Thursday, 6 September 2012

Review: What's Left of Me by Kat Zhang


Eva and Addie started out the same way as everyone else—two souls woven together in one body, taking turns controlling their movements as they learned how to walk, how to sing, how to dance. But as they grew, so did the worried whispers. Why aren’t they settling? Why isn’t one of them fading? The doctors ran tests, the neighbors shied away, and their parents begged for more time. Finally Addie was pronounced healthy and Eva was declared gone. Except, she wasn’t…

For the past three years, Eva has clung to the remnants of her life. Only Addie knows she’s still there, trapped inside their body. Then one day, they discover there may be a way for Eva to move again. The risks are unimaginable–hybrids are considered a threat to society, so if they are caught, Addie and Eva will be locked away with the others. And yet…for a chance to smile, to twirl, to speak, Eva will do anything.


***

I thought I'd got bored of dystopian novels because man of the ones I've read of late have been very samey. I'm delighted to say that this certainly wasn't the case with this book as I found that I was captivated from the first page until the last.
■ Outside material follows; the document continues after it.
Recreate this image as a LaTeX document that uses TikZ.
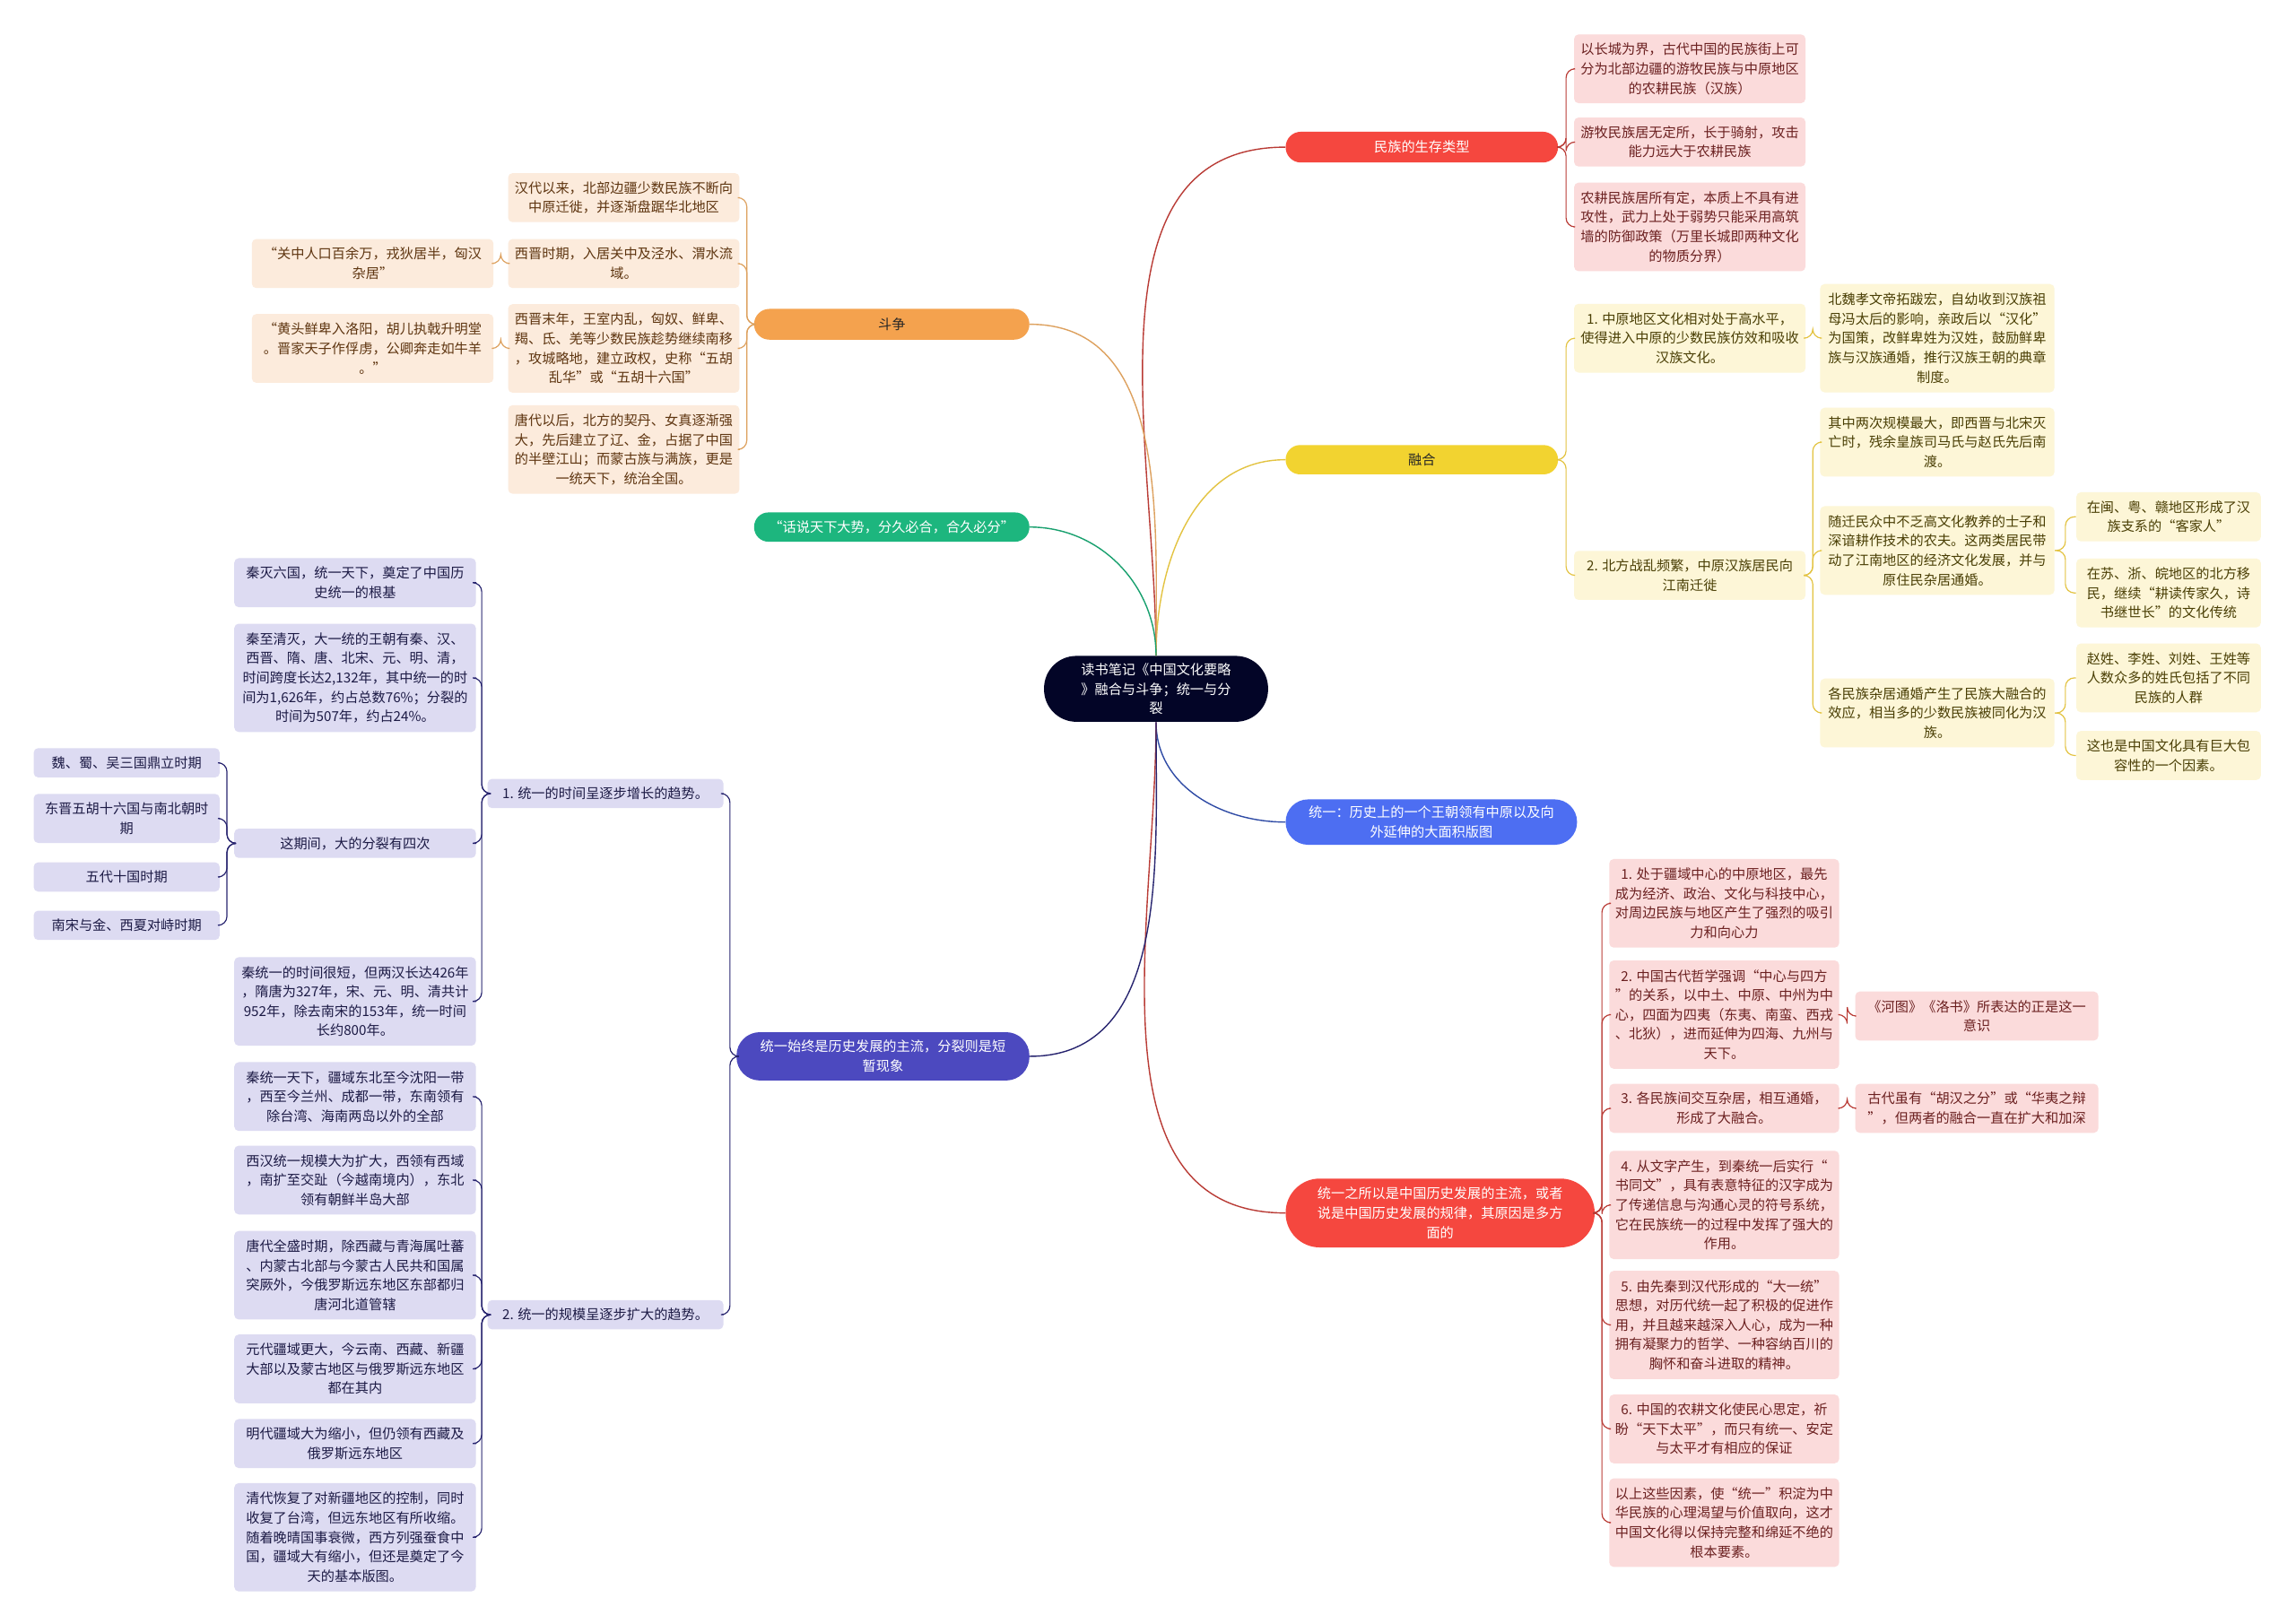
\documentclass[tikz,border=0pt]{standalone}
\usepackage{fontspec}
\setmainfont{Noto Sans CJK SC}
\usetikzlibrary{calc}
\definecolor{centralF}{HTML}{030527}
\definecolor{redM}{HTML}{F5473F}
\definecolor{redL}{HTML}{B93B35}
\definecolor{pinkF}{HTML}{FBDBDB}
\definecolor{pinkT}{HTML}{6B2020}
\definecolor{yelM}{HTML}{F2D330}
\definecolor{yelL}{HTML}{E3C341}
\definecolor{yelF}{HTML}{FDF6D7}
\definecolor{yelT}{HTML}{4A3F05}
\definecolor{orM}{HTML}{F4A24E}
\definecolor{orL}{HTML}{DDA15E}
\definecolor{orF}{HTML}{FCEBDC}
\definecolor{orT}{HTML}{5E3510}
\definecolor{grM}{HTML}{1DB67E}
\definecolor{grL}{HTML}{18A06E}
\definecolor{bluM}{HTML}{4D6EF2}
\definecolor{bluL}{HTML}{2F4BA5}
\definecolor{purM}{HTML}{4C49BF}
\definecolor{purL}{HTML}{27246F}
\definecolor{purF}{HTML}{DDDBF2}
\definecolor{purT}{HTML}{1C1A45}
% child box: style, name, x1, x2, cy, lines, text
\newcommand{\bx}[7]{\node[#1, minimum width={(#4-#3)*0.8163pt}, minimum height={(20+13.5*(#6-1))*0.8163pt}] (#2) at ({(#3+#4)/2},#5) {#7};}
% main node: style, name, x1, x2, y1, y2, corner radius, text
\newcommand{\mn}[8]{\node[#1, rounded corners=#7, minimum width={(#4-#3)*0.8163pt}, minimum height={(#6-#5)*0.8163pt}] (#2) at ({(#3+#4)/2},{(#5+#6)/2}) {#8};}
\newcommand{\linkR}[3]{\draw[sublink,#1] let \p1=(#2.east), \p2=(#3.west) in (\p1) -- ({(\x1+\x2)/2},\y1) |- (\p2);}
\newcommand{\linkL}[3]{\draw[sublink,#1] let \p1=(#2.west), \p2=(#3.east) in (\p1) -- ({(\x1+\x2)/2},\y1) |- (\p2);}
\begin{document}
\begin{tikzpicture}[x=0.8163pt,y=-0.8163pt,
  every node/.style={font=\fontsize{7.6}{10.8}\selectfont, align=center, inner sep=1.5pt},
  cbox/.style={rounded corners=2.5pt},
  pinkbox/.style={cbox, fill=pinkF, text=pinkT},
  yelbox/.style={cbox, fill=yelF, text=yelT},
  orbox/.style={cbox, fill=orF, text=orT},
  purbox/.style={cbox, fill=purF, text=purT},
  mainlink/.style={line width=0.7pt},
  sublink/.style={line width=0.6pt, rounded corners=5pt}]
\useasboundingbox (0,0) rectangle (1568,1109);
\fill[white] (0,0) rectangle (1568,1109);

% central
\mn{fill=centralF,text=white}{c}{713}{866}{448}{493}{18pt}{读书笔记《中国文化要略\\》融合与斗争；统一与分\\裂}

% main nodes
\mn{fill=redM,text=white}{r1}{878}{1064}{90}{111}{8.5pt}{民族的生存类型}
\mn{fill=yelM,text=black!85}{r2}{878}{1064}{304}{324}{8pt}{融合}
\mn{fill=bluM,text=white}{r3}{878}{1077}{546}{577}{12.5pt}{统一：历史上的一个王朝领有中原以及向\\外延伸的大面积版图}
\mn{fill=redM,text=white}{r4}{878}{1089}{805}{852}{19pt}{统一之所以是中国历史发展的主流，或者\\说是中国历史发展的规律，其原因是多方\\面的}
\mn{fill=orM,text=black!85}{l1}{515}{703}{211}{232}{8.5pt}{斗争}
\mn{fill=grM,text=white}{l2}{515}{703}{350}{370}{8pt}{“话说天下大势，分久必合，合久必分”}
\mn{fill=purM,text=white}{l3}{503}{703}{705}{738}{13pt}{统一始终是历史发展的主流，分裂则是短\\暂现象}

% r1 children
\bx{pinkbox}{r1a}{1075}{1233}{47}{3}{以长城为界，古代中国的民族街上可\\分为北部边疆的游牧民族与中原地区\\的农耕民族（汉族）}
\bx{pinkbox}{r1b}{1075}{1233}{97}{2}{游牧民族居无定所，长于骑射，攻击\\能力远大于农耕民族}
\bx{pinkbox}{r1c}{1075}{1233}{155}{4}{农耕民族居所有定，本质上不具有进\\攻性，武力上处于弱势只能采用高筑\\墙的防御政策（万里长城即两种文化\\的物质分界）}

% r2 children
\bx{yelbox}{r2a}{1075}{1233}{231}{3}{1. 中原地区文化相对处于高水平，\\使得进入中原的少数民族仿效和吸收\\汉族文化。}
\bx{yelbox}{r2b}{1075}{1233}{393}{2}{2. 北方战乱频繁，中原汉族居民向\\江南迁徙}
\bx{yelbox}{r2a1}{1243}{1403}{231}{5}{北魏孝文帝拓跋宏，自幼收到汉族祖\\母冯太后的影响，亲政后以“汉化”\\为国策，改鲜卑姓为汉姓，鼓励鲜卑\\族与汉族通婚，推行汉族王朝的典章\\制度。}
\bx{yelbox}{r2b1}{1243}{1403}{302}{3}{其中两次规模最大，即西晋与北宋灭\\亡时，残余皇族司马氏与赵氏先后南\\渡。}
\bx{yelbox}{r2b2}{1243}{1403}{376}{4}{随迁民众中不乏高文化教养的士子和\\深谙耕作技术的农夫。这两类居民带\\动了江南地区的经济文化发展，并与\\原住民杂居通婚。}
\bx{yelbox}{r2b3}{1243}{1403}{487}{3}{各民族杂居通婚产生了民族大融合的\\效应，相当多的少数民族被同化为汉\\族。}
\bx{yelbox}{r2b2a}{1418}{1544}{353}{2}{在闽、粤、赣地区形成了汉\\族支系的“客家人”}
\bx{yelbox}{r2b2b}{1418}{1544}{405}{3}{在苏、浙、皖地区的北方移\\民，继续“耕读传家久，诗\\书继世长”的文化传统}
\bx{yelbox}{r2b3a}{1418}{1544}{463}{3}{赵姓、李姓、刘姓、王姓等\\人数众多的姓氏包括了不同\\民族的人群}
\bx{yelbox}{r2b3b}{1418}{1544}{516}{2}{这也是中国文化具有巨大包\\容性的一个因素。}

% r4 children
\bx{pinkbox}{r4a}{1099}{1256}{617}{4}{1. 处于疆域中心的中原地区，最先\\成为经济、政治、文化与科技中心，\\对周边民族与地区产生了强烈的吸引\\力和向心力}
\bx{pinkbox}{r4b}{1099}{1256}{693}{5}{2. 中国古代哲学强调“中心与四方\\”的关系，以中土、中原、中州为中\\心，四面为四夷（东夷、南蛮、西戎\\、北狄），进而延伸为四海、九州与\\天下。}
\bx{pinkbox}{r4c}{1099}{1256}{757}{2}{3. 各民族间交互杂居，相互通婚，\\形成了大融合。}
\bx{pinkbox}{r4d}{1099}{1256}{823}{5}{4. 从文字产生，到秦统一后实行“\\书同文”，具有表意特征的汉字成为\\了传递信息与沟通心灵的符号系统，\\它在民族统一的过程中发挥了强大的\\作用。}
\bx{pinkbox}{r4e}{1099}{1256}{905}{5}{5. 由先秦到汉代形成的“大一统”\\思想，对历代统一起了积极的促进作\\用，并且越来越深入人心，成为一种\\拥有凝聚力的哲学、一种容纳百川的\\胸怀和奋斗进取的精神。}
\bx{pinkbox}{r4f}{1099}{1256}{976}{3}{6. 中国的农耕文化使民心思定，祈\\盼“天下太平”，而只有统一、安定\\与太平才有相应的保证}
\bx{pinkbox}{r4g}{1099}{1256}{1040}{4}{以上这些因素，使“统一”积淀为中\\华民族的心理渴望与价值取向，这才\\中国文化得以保持完整和绵延不绝的\\根本要素。}
\bx{pinkbox}{r4b1}{1267}{1433}{694}{2}{《河图》《洛书》所表达的正是这一\\意识}
\bx{pinkbox}{r4c1}{1267}{1433}{757}{2}{古代虽有“胡汉之分”或“华夷之辩\\”，但两者的融合一直在扩大和加深}

% l1 children
\bx{orbox}{l1a}{347}{505}{135}{2}{汉代以来，北部边疆少数民族不断向\\中原迁徙，并逐渐盘踞华北地区}
\bx{orbox}{l1b}{347}{505}{180}{2}{西晋时期，入居关中及泾水、渭水流\\域。}
\bx{orbox}{l1c}{347}{505}{238}{4}{西晋末年，王室内乱，匈奴、鲜卑、\\羯、氐、羌等少数民族趁势继续南移\\，攻城略地，建立政权，史称“五胡\\乱华”或“五胡十六国”}
\bx{orbox}{l1d}{347}{505}{307}{4}{唐代以后，北方的契丹、女真逐渐强\\大，先后建立了辽、金，占据了中国\\的半壁江山；而蒙古族与满族，更是\\一统天下，统治全国。}
\bx{orbox}{l1b1}{172}{337}{180}{2}{“关中人口百余万，戎狄居半，匈汉\\杂居”}
\bx{orbox}{l1c1}{172}{337}{238}{3}{“黄头鲜卑入洛阳，胡儿执戟升明堂\\。晋家天子作俘虏，公卿奔走如牛羊\\。”}

% l3 children
\bx{purbox}{l3a}{333}{494}{542}{1}{1. 统一的时间呈逐步增长的趋势。}
\bx{purbox}{l3b}{333}{494}{898}{1}{2. 统一的规模呈逐步扩大的趋势。}
\bx{purbox}{l3a1}{160}{325}{398}{2}{秦灭六国，统一天下，奠定了中国历\\史统一的根基}
\bx{purbox}{l3a2}{160}{325}{463}{5}{秦至清灭，大一统的王朝有秦、汉、\\西晋、隋、唐、北宋、元、明、清，\\时间跨度长达2,132年，其中统一的时\\间为1,626年，约占总数76\%；分裂的\\时间为507年，约占24\%。}
\bx{purbox}{l3a3}{160}{325}{576}{1}{这期间，大的分裂有四次}
\bx{purbox}{l3a4}{160}{325}{684}{4}{秦统一的时间很短，但两汉长达426年\\，隋唐为327年，宋、元、明、清共计\\952年，除去南宋的153年，统一时间\\长约800年。}
\bx{purbox}{w1}{23}{150}{521}{1}{魏、蜀、吴三国鼎立时期}
\bx{purbox}{w2}{23}{150}{559}{2}{东晋五胡十六国与南北朝时\\期}
\bx{purbox}{w3}{23}{150}{599}{1}{五代十国时期}
\bx{purbox}{w4}{23}{150}{632}{1}{南宋与金、西夏对峙时期}
\bx{purbox}{b1}{160}{325}{749}{3}{秦统一天下，疆域东北至今沈阳一带\\，西至今兰州、成都一带，东南领有\\除台湾、海南两岛以外的全部}
\bx{purbox}{b2}{160}{325}{806}{3}{西汉统一规模大为扩大，西领有西域\\，南扩至交趾（今越南境内），东北\\领有朝鲜半岛大部}
\bx{purbox}{b3}{160}{325}{871}{4}{唐代全盛时期，除西藏与青海属吐蕃\\、内蒙古北部与今蒙古人民共和国属\\突厥外，今俄罗斯远东地区东部都归\\唐河北道管辖}
\bx{purbox}{b4}{160}{325}{935}{3}{元代疆域更大，今云南、西藏、新疆\\大部以及蒙古地区与俄罗斯远东地区\\都在其内}
\bx{purbox}{b5}{160}{325}{986}{2}{明代疆域大为缩小，但仍领有西藏及\\俄罗斯远东地区}
\bx{purbox}{b6}{160}{325}{1050}{5}{清代恢复了对新疆地区的控制，同时\\收复了台湾，但远东地区有所收缩。\\随着晚晴国事衰微，西方列强蚕食中\\国，疆域大有缩小，但还是奠定了今\\天的基本版图。}

% central connectors
\draw[mainlink,redL] (c.north) to[out=90,in=180] (r1.west);
\draw[mainlink,yelL] (c.north) to[out=90,in=180] (r2.west);
\draw[mainlink,orL] (c.north) to[out=90,in=0] (l1.east);
\draw[mainlink,grL] (c.north) to[out=90,in=0] (l2.east);
\draw[mainlink,bluL] (c.south) to[out=270,in=180] (r3.west);
\draw[mainlink,redL] (c.south) to[out=270,in=180] (r4.west);
\draw[mainlink,purL] (c.south) to[out=270,in=0] (l3.east);

% sub connectors
\linkR{redL}{r1}{r1a}
\linkR{redL}{r1}{r1b}
\linkR{redL}{r1}{r1c}
\linkR{yelL}{r2}{r2a}
\linkR{yelL}{r2}{r2b}
\linkR{yelL}{r2a}{r2a1}
\linkR{yelL}{r2b}{r2b1}
\linkR{yelL}{r2b}{r2b2}
\linkR{yelL}{r2b}{r2b3}
\linkR{yelL}{r2b2}{r2b2a}
\linkR{yelL}{r2b2}{r2b2b}
\linkR{yelL}{r2b3}{r2b3a}
\linkR{yelL}{r2b3}{r2b3b}
\linkR{redL}{r4}{r4a}
\linkR{redL}{r4}{r4b}
\linkR{redL}{r4}{r4c}
\linkR{redL}{r4}{r4d}
\linkR{redL}{r4}{r4e}
\linkR{redL}{r4}{r4f}
\linkR{redL}{r4}{r4g}
\linkR{redL}{r4b}{r4b1}
\linkR{redL}{r4c}{r4c1}
\linkL{orL}{l1}{l1a}
\linkL{orL}{l1}{l1b}
\linkL{orL}{l1}{l1c}
\linkL{orL}{l1}{l1d}
\linkL{orL}{l1b}{l1b1}
\linkL{orL}{l1c}{l1c1}
\linkL{purL}{l3}{l3a}
\linkL{purL}{l3}{l3b}
\linkL{purL}{l3a}{l3a1}
\linkL{purL}{l3a}{l3a2}
\linkL{purL}{l3a}{l3a3}
\linkL{purL}{l3a}{l3a4}
\linkL{purL}{l3a3}{w1}
\linkL{purL}{l3a3}{w2}
\linkL{purL}{l3a3}{w3}
\linkL{purL}{l3a3}{w4}
\linkL{purL}{l3b}{b1}
\linkL{purL}{l3b}{b2}
\linkL{purL}{l3b}{b3}
\linkL{purL}{l3b}{b4}
\linkL{purL}{l3b}{b5}
\linkL{purL}{l3b}{b6}
\end{tikzpicture}
\end{document}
What really struck me about this book is that is is very original in its ideas. It's dystopian but not like an other dystopian I've read. It's set in a world where peep are born with two souls. The idea is that by the time children get to 10/11 years old one of the souls will have taken over dominance and the other will have faded away. Those who don't settle are hounded and tested until they do as those with two souls intact are treated as the scape goats within society and seen as the enemy of the state and people. This is a problem for people like Addie and Eva two souls who never settled but told their parents that they did. They manage to get away with it unnoticed for a while, that is until she meets some friends who open their eyes to the way could be for them if the government interference and prejudice wasn't an issue.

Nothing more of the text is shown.